A bastardia real foi quase sempre uma instituição, seja em Portugal ou em qualquer outro reino por essa Europa, dando azo, não raras vezes, a conflitos. Cite-se o exemplo da Guerra Civil entre D. Dinis e seu filho, futuro D. Afonso IV, a pretexto do favoritismo que o primeiro dava ao seu bastardo, Afonso Sanches. Ou o caso de D. João I, que sendo bastardo sucedeu a seu irmão (D. Fernando), que tinha filha legítima (Dª Beatriz). Ou no caso da nossa vizinha Castela, na guerra fratricida entre Pedro "O Cruel" e o seu meio-irmão, Henrique de Trâstamara, filho de seu pai, Afonso Onzeno, e da sua favorita, Luísa de Guzman.
Se fosse necessária mais alguma evidência, vejamos que as chamadas duas dinastias portuguesas (designação de que discordo) que sucederam à linha varonil de Dom Afonso Henriques, tiveram por base filhos bastardos reais, sendo D. João I uma espécie de charneira, porque sendo filho bastardo de D. Pedro I (o tal da Inês de Castro), teve também ele um filho bastardo, Dom Afonso, que casou com a filha única do Condestável D. Nuno Álvares Pereira, e que foi o primeiro Duque de Bragança - título concedido pelo Infante Dom Pedro, que viria a morrer em Alfarrobeira, muito por culpa deste mesmo Dom Afonso, que ele há pouco havia feito duque...
Sempre houve uma luta deliberada pela primazia destas linhas colaterais, que se afanavam por mostrar a sua linhagem real. Em Vila Viçosa, a porta dos nós simboliza essa pretensão. A divisa "Depois de Vós, Nós" não queria dizer outra coisa que isto: "depois da família real, os fidalgos mais importantes do reino somos nós". No entanto essa ascendência foi consolidada sobretudo com base na riqueza incomensurável de Nuno Alvares, após a sua vitória em Aljubarrota, que veio a ser incorporada, na íntegra, na casa de Bragança. Contudo, alguns bastardos reais disputaram essa preponderância, sendo o mais conhecido D. Jorge, filho bastardo de D. João II e que este tentou com afinco coloca-lo no trono no lugar do seu cunhado, futuro D. Manuel.
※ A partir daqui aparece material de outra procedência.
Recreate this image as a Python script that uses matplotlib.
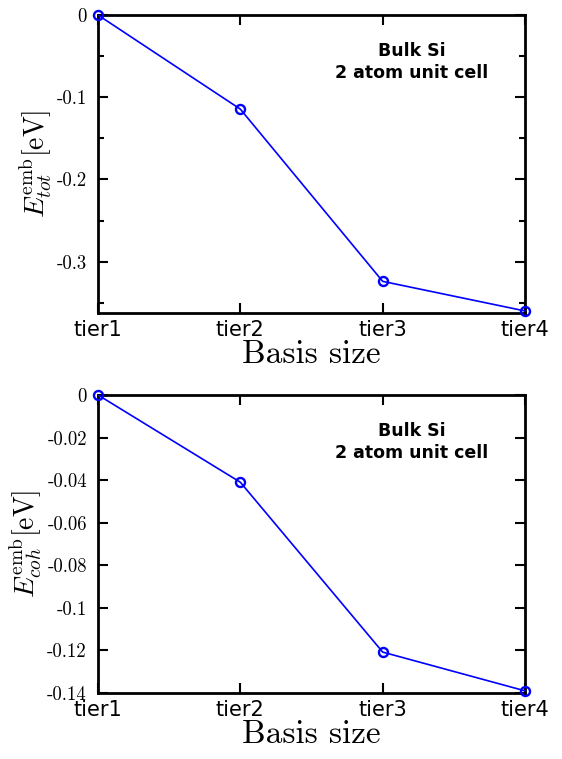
import matplotlib.pyplot as plt
from matplotlib.ticker import MultipleLocator

plt.rcParams['mathtext.fontset'] = 'cm'

tiers = ["tier1", "tier2", "tier3", "tier4"]
e_tot = [0.0, -0.1145, -0.324, -0.360]
e_coh = [0.0, -0.041, -0.1208, -0.139]

tot_ticks = [0, -0.1, -0.2, -0.3]
tot_labels = ["0", "-0.1", "-0.2", "-0.3"]
coh_ticks = [0, -0.02, -0.04, -0.06, -0.08, -0.1, -0.12, -0.14]
coh_labels = ["0", "-0.02", "-0.04", "-0.06", "-0.08", "-0.1", "-0.12", "-0.14"]

fig = plt.figure(figsize=(5.62, 7.59), dpi=100)
ax1 = fig.add_axes([0.1744, 0.5876, 0.7598, 0.3926])
ax2 = fig.add_axes([0.1744, 0.0870, 0.7598, 0.3926])

panels = [
    (ax1, e_tot, tot_ticks, tot_labels, (-0.3625, 0), r"$E^{\rm emb}_{tot}[\rm eV]$", 0.05),
    (ax2, e_coh, coh_ticks, coh_labels, (-0.14, 0), r"$E^{\rm emb}_{coh}[\rm eV]$", None),
]

x = list(range(len(tiers)))
for ax, vals, yt, yl, ylim, ylab, minor in panels:
    ax.plot(x, vals, "-", color="#0000ff", lw=1.2, zorder=3)
    ax.plot(x, vals, "o", mfc="none", mec="#0000ff", ms=6.5, mew=1.7,
            clip_on=False, zorder=4)
    ax.set_xlim(0, 3)
    ax.set_ylim(*ylim)
    ax.set_xticks(x)
    ax.set_xticklabels(tiers, fontsize=15, family="DejaVu Sans")
    ax.set_yticks(yt)
    ax.set_yticklabels(yl, fontsize=13.5, family="cmr10")
    if minor:
        ax.yaxis.set_minor_locator(MultipleLocator(minor))
    ax.tick_params(which="both", direction="in", top=True, right=True, width=1.5)
    ax.tick_params(which="major", length=7)
    ax.tick_params(which="minor", length=4)
    ax.tick_params(axis="x", pad=5)
    ax.tick_params(axis="y", pad=8)
    for s in ax.spines.values():
        s.set_linewidth(2)
    ax.set_xlabel("Basis size", family="cmr10", fontsize=24, labelpad=0)
    ax.set_ylabel(ylab, fontsize=20, labelpad=2)
    ax.text(0.735, 0.842, "Bulk Si\n2 atom unit cell", transform=ax.transAxes,
            ha="center", va="center", fontsize=12.5, fontweight="bold",
            linespacing=1.3)

fig.savefig("out.png", dpi=100)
Acabou ostracizado da corte, vivendo em Palmela a maior parte da sua vida, onde era Mestre da Ordem de Santiago.
Se este Dom Jorge teve uma vida pacata, o mesmo não poderá dizer o seu filho, D. João, cuja vida deu azo, inclusive, para um romance de Camilo Castelo Branco -"O Marquês de Torres Novas"- e que viria a ser o primeiro Duque de Aveiro. O seu drama tem origem no casamento que este jurou ter contraído com Dona Guiomar Coutinho, viúva e herdeira de uma fortuna imensa, e que D. João III quis casar com um irmão seu - O Infante Dom Fernando. Quando este protestou contra este casamento, alegando que já tinha casado, a furto, com a senhora, a sua posição não prevaleceu e acabou encarcerado quase uma década no Castelo de São Jorge. Mais tarde também tentou, debalde, casar com uma filha do 4º Duque de Bragança, o desequilibrado D. Jaime. Apesar de tudo, D. João III, que era piedoso e provavelmente terá sentido remorsos pela situação daquele descendente de D. João II, fê-lo Duque de Aveiro. Mas não deixou de fazer-lhe uma nova afronta: exigiu que ele adoptasse um apelido. Naquela altura era ultrajante, para alguém com aspirações à realeza, ter que escolher um apelido, que os distinguisse da linhagem real.
Então, o agora Duque de Aveiro optou por um apelido alusivo a um antepassado, mas que não pudesse ser apresentado também como troféu pelos Duques de Bragança. Estava excluída a linha de D. João I, porque também entroncava na dinastia brigantina, mas lembrou-se de Dona Filipa de Lencastre, filha de João de Gant, Duque de Lencastre, mulher de D. João I, e que não tinha nenhuma relação com a origem da casa de Bragança. Deve ter-lhe dado imenso gozo optar por um apelido materno tão ilustre, quando o Duque de Bragança descendia de uma tal Inês Pires, cujo pai era conhecido como o "Barbadão". No fundo, o que ele queria dizer era: eu descendo do prestigioso Duque de Lencastre e tu do obscuro "Barbadão". Parco consolo para uma vida que não lhe terá dado grandes motivos de gáudio.